New leader brings new hopes
New leader brings new hopes
The Straits Times, Asia News Network, Singapore
Indonesia's transition from a feudal-military entity has taken
its biggest leap so far with the peaceful electoral transfer of
power to a new President. Near-complete returns show that 122
million voters have handed victory to Susilo Bambang Yudhoyono, a
former general and security minister in two administrations,
against the incumbent, Megawati Soekarnoputri, by the forecast
60-40 percent margin.
This has been a stunning progression from the Sukarno era's
trademark "guided democracy" and Soeharto's absolute rule. The
nation's achievement is more remarkable in that the leadership
change in Monday's presidential run-off was decided by popular
will.
It was untainted by voting fraud or intimidation. No known
violence was reported. If the much maligned machinery of state
could mount successfully and with little incident a logistical
exercise of such scale, doubters can take heart that Indonesia is
beginning to show what it is capable of. This is important.
The expression of democracy is a watershed event. But the
Indonesian people and their Southeast Asian neighbors would want
to see what the change in governing philosophy will mean in
practical terms -- jobs, social calm, more dependable courts and
law enforcement, and protection against organized terror and
sectarian violence. There is also the matter of territorial unity
against separatist tendencies.
The departing President deserves her people's appreciation for
getting some things right in her short tenure of three years. The
rupiah steadied on her watch. The people felt the difference in
the inflation rate coming down from the frightful 58 percent in
1998 to 5 percent last year.
It is little realized that Indonesia averaged 3.8 percent
growth from 2000 to last year. That made life more tolerable, a
contrast with the standard image of street riots and bombings the
outside world had of the country. She had oversight of free
parliamentary and presidential elections which ironically have
ended her public career, at least for now.

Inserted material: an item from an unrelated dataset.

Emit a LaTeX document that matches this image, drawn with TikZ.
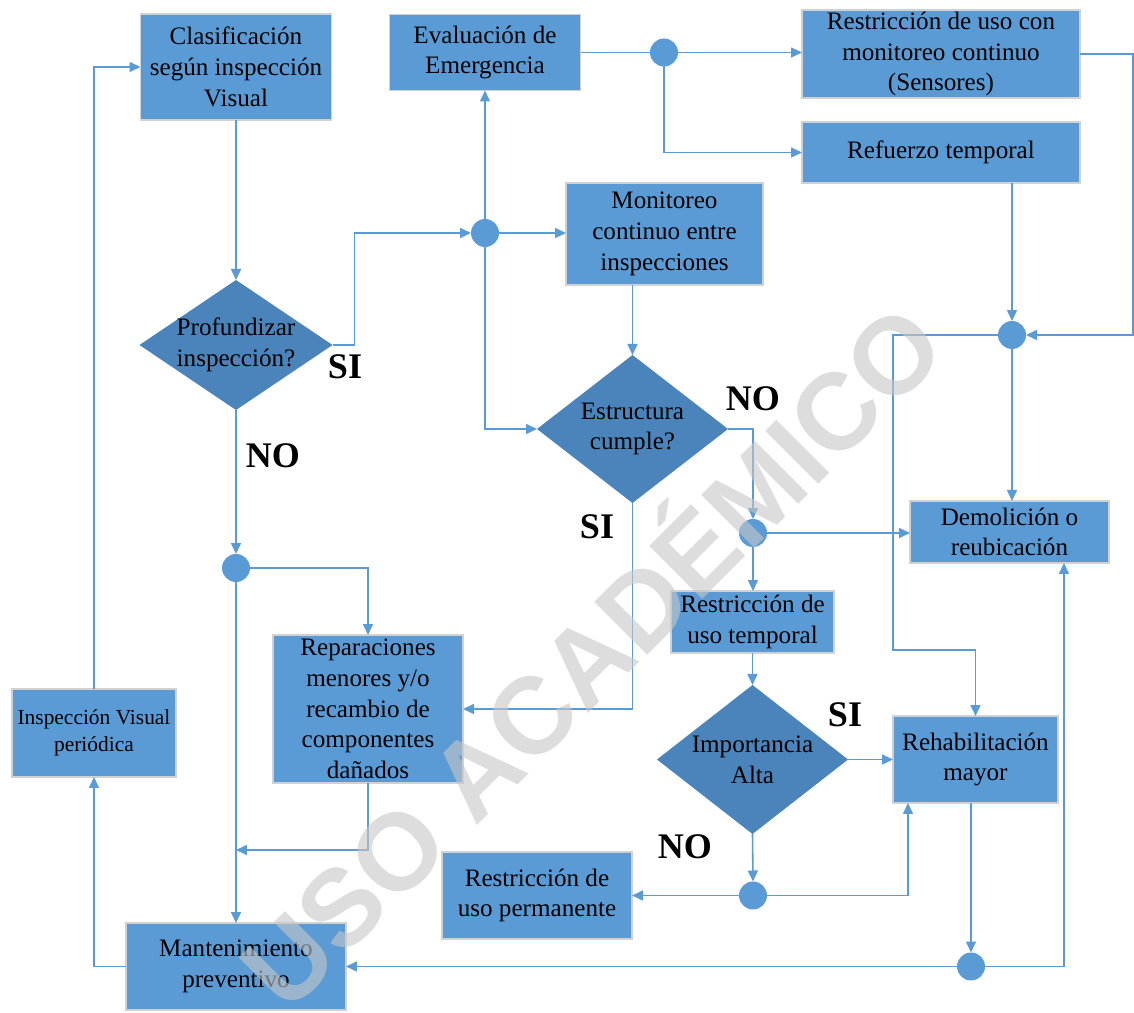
\documentclass[tikz,border=0pt]{standalone}
\usepackage{fontspec}
\setmainfont{Liberation Serif}
\newfontfamily\wmfont{Liberation Sans}
\usetikzlibrary{arrows.meta,shapes.geometric}
\definecolor{boxblue}{HTML}{5B9BD5}
\definecolor{diablue}{HTML}{4A84BA}
\definecolor{lineblue}{HTML}{5B9BD5}
\begin{document}
\begin{tikzpicture}[x=0.02cm,y=-0.02cm,
  sz/.style 2 args={minimum width=#1*0.02cm,minimum height=#2*0.02cm},
  box/.style={draw=black!18, line width=0.6pt, fill=boxblue, align=center, inner sep=0pt, outer sep=0pt,
    font=\fontsize{14.3}{17.5}\selectfont},
  diam/.style={diamond, fill=diablue, inner sep=0pt, outer sep=0pt},
  dtext/.style={align=center, inner sep=0pt, font=\fontsize{14.3}{17.5}\selectfont},
  junc/.style={circle, fill=boxblue, minimum size=0.56cm, inner sep=0pt, outer sep=0pt},
  lbl/.style={inner sep=0pt, font=\fontsize{20.5}{24}\selectfont\bfseries},
  conn/.style={draw=lineblue, line width=0.9pt},
  arr/.style={conn, -{Triangle[length=0.22cm,width=0.2cm]}},
  wm/.style={text=black!22, opacity=0.6, inner sep=0pt, font=\wmfont\fontsize{62}{70}\selectfont\bfseries}
]
\useasboundingbox (0,0) rectangle (1134,1013);
\fill[white] (0,0) rectangle (1134,1013);

% boxes
\node[box, sz={191}{106}] (clas) at (236,67) {Clasificación\\según inspección\\Visual};
\node[box, sz={191}{76}] (eval) at (485,52.5) {Evaluación de\\Emergencia};
\node[box, sz={278}{88}] (rmon) at (941,54) {Restricción de uso con\\monitoreo continuo\\(Sensores)};
\node[box, sz={278}{61}] (refu) at (941,152.5) {Refuerzo temporal};
\node[box, sz={197}{102}] (moni) at (664.5,234) {Monitoreo\\continuo entre\\inspecciones};
\node[diam, sz={193}{130}] (prof) at (236,345) {};
\node[dtext] (proft) at (prof) {Profundizar\\inspección?};
\node[diam, sz={191}{148}] (estr) at (632.5,429) {};
\node[dtext] (estrt) at (estr) {Estructura\\cumple?};
\node[box, sz={199}{62}] (demo) at (1009.5,532) {Demolición o\\reubicación};
\node[box, sz={163}{62}] (rtem) at (752.5,622) {Restricción de\\uso temporal};
\node[diam, sz={191}{149}] (impo) at (752.5,759.5) {};
\node[dtext] (impot) at (impo) {Importancia\\Alta};
\node[box, sz={165}{87}] (reha) at (975.5,759.5) {Rehabilitación\\mayor};
\node[box, sz={190}{87}] (rper) at (537,895.5) {Restricción de\\uso permanente};
\node[box, sz={190}{148}] (repa) at (368,709) {Reparaciones\\menores y/o\\recambio de\\componentes\\dañados};
\node[box, sz={164}{88}, font=\fontsize{12.2}{15}\selectfont] (insp) at (94,733) {Inspección Visual\\periódica};
\node[box, sz={220}{87}] (mant) at (236,966.5) {Mantenimiento\\preventivo};

% junctions
\node[junc] (j1) at (485,233) {};
\node[junc] (j2) at (664,52.5) {};
\node[junc] (j3) at (1012,335) {};
\node[junc] (j4) at (753,533) {};
\node[junc] (j5) at (236,568) {};
\node[junc] (j6) at (753,895.5) {};
\node[junc] (j7) at (971,966.5) {};
\coordinate (m1) at (236,850);

% connectors
\draw[arr] (clas) -- (prof);
\draw[arr] (prof.east) -- ++(22,0) |- (j1.west);
\draw[arr] (j1.east) -- (j1.east -| moni.west);
\draw[arr] (j1.north) -- (j1.north |- eval.south);
\draw[arr] (j1.south) |- (estr.west);
\draw[conn] (eval.east) -- (j2.west);
\draw[arr] (j2.east) -- (j2.east -| rmon.west);
\draw[arr] (j2.south) |- (refu.west);
\draw[arr] (rmon.east) -- ++(53,0) |- (j3.east);
\draw[arr] (j3 |- refu.south) -- (j3.north);
\draw[arr] (j3.south) -- (j3.south |- demo.north);
\draw[arr] (j3.west) -| (893,650) -| (reha.north);
\draw[arr] (estr.north |- moni.south) -- (estr.north);
\draw[arr] (estr.east) -| (j4.north);
\draw[arr] (j4.east) -- (j4.east -| demo.west);
\draw[arr] (j4.south) -- (j4.south |- rtem.north);
\draw[arr] (estr.south) |- (repa.east);
\draw[arr] (rtem) -- (impo);
\draw[arr] (impo.east) -- (impo.east -| reha.west);
\draw[arr] (impo.south) -- (j6.north);
\draw[arr] (j6.west) -- (j6.west -| rper.east);
\draw[arr] (j6.east) -| ([xshift=0.3cm]reha.south west);
\draw[arr] (j7 |- reha.south) -- (j7.north);
\draw[arr] (j7.east) -| ([xshift=1.09cm]demo.south);
\draw[arr] (j7.west) -- (j7.west -| mant.east);
\draw[arr] (mant.west) -| (insp.south);
\draw[arr] (insp.north) |- (clas.west);
\draw[arr] (prof.south) -- (j5.north);
\draw[arr] (j5.east) -| (repa.north);
\draw[arr] (j5.south) -- (j5.south |- mant.north);
\draw[arr] (repa.south) |- (m1);

% labels
\node[lbl] (si1) at (345,367) {SI};
\node[lbl] (no1) at (273,456) {NO};
\node[lbl] (no2) at (753,399) {NO};
\node[lbl] (si2) at (597,527) {SI};
\node[lbl] (si3) at (845,715) {SI};
\node[lbl] (no3) at (685,847) {NO};

% watermark
\node[wm, rotate=45] (wmark) at (585,650) {USO ACADÉMICO};
\end{tikzpicture}
\end{document}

But the margin of forebearance permitted Megawati as the
daughter of the nationalist who expelled Indonesia's foreign
colonizers what may be denied Susilo. In part this could be
because he is associated with a military past of the famous "dual
function", which Indonesians want to put behind them, and he has
cast himself as a beneficiary of the nation's democratic
flowering.
So he can expect to be judged by the jobs and investment he
can deliver, on the one hand, and a more efficient and
accountable government on the other. A study shows that even at 4
percent growth, the projected figure, jobless numbers will rise
by 1.1 million a year against the 2.5 million persons who enter
the workforce.
Susilo's biggest immediate challenge is to make parliament a
partner in his crucial reform program. His Democratic Party is a
tiny presence, with 8 percent of the seats. He will need to get
the dominant Golkar and Megawati's Indonesian Democratic Party of
Struggle (PDI-P) to work with him; otherwise he will lose
valuable time mounting a rearguard action. This will test his
leadership skills: How to make collaborators of political rivals.
Internationally, he can count on the active support of his
principal neighbors Singapore, Thailand and Malaysia in investing
in portfolio, manufacturing and tourism assets. The same level of
cooperation can be expected of them in the anti-terror campaign,
but joined by the United States and Australia.
The new President should make use of his mandate to stabilize
Indonesia further as a polity, such that conditions improve
sufficiently for other Asian and Western governments and
corporations to want to invest in its future.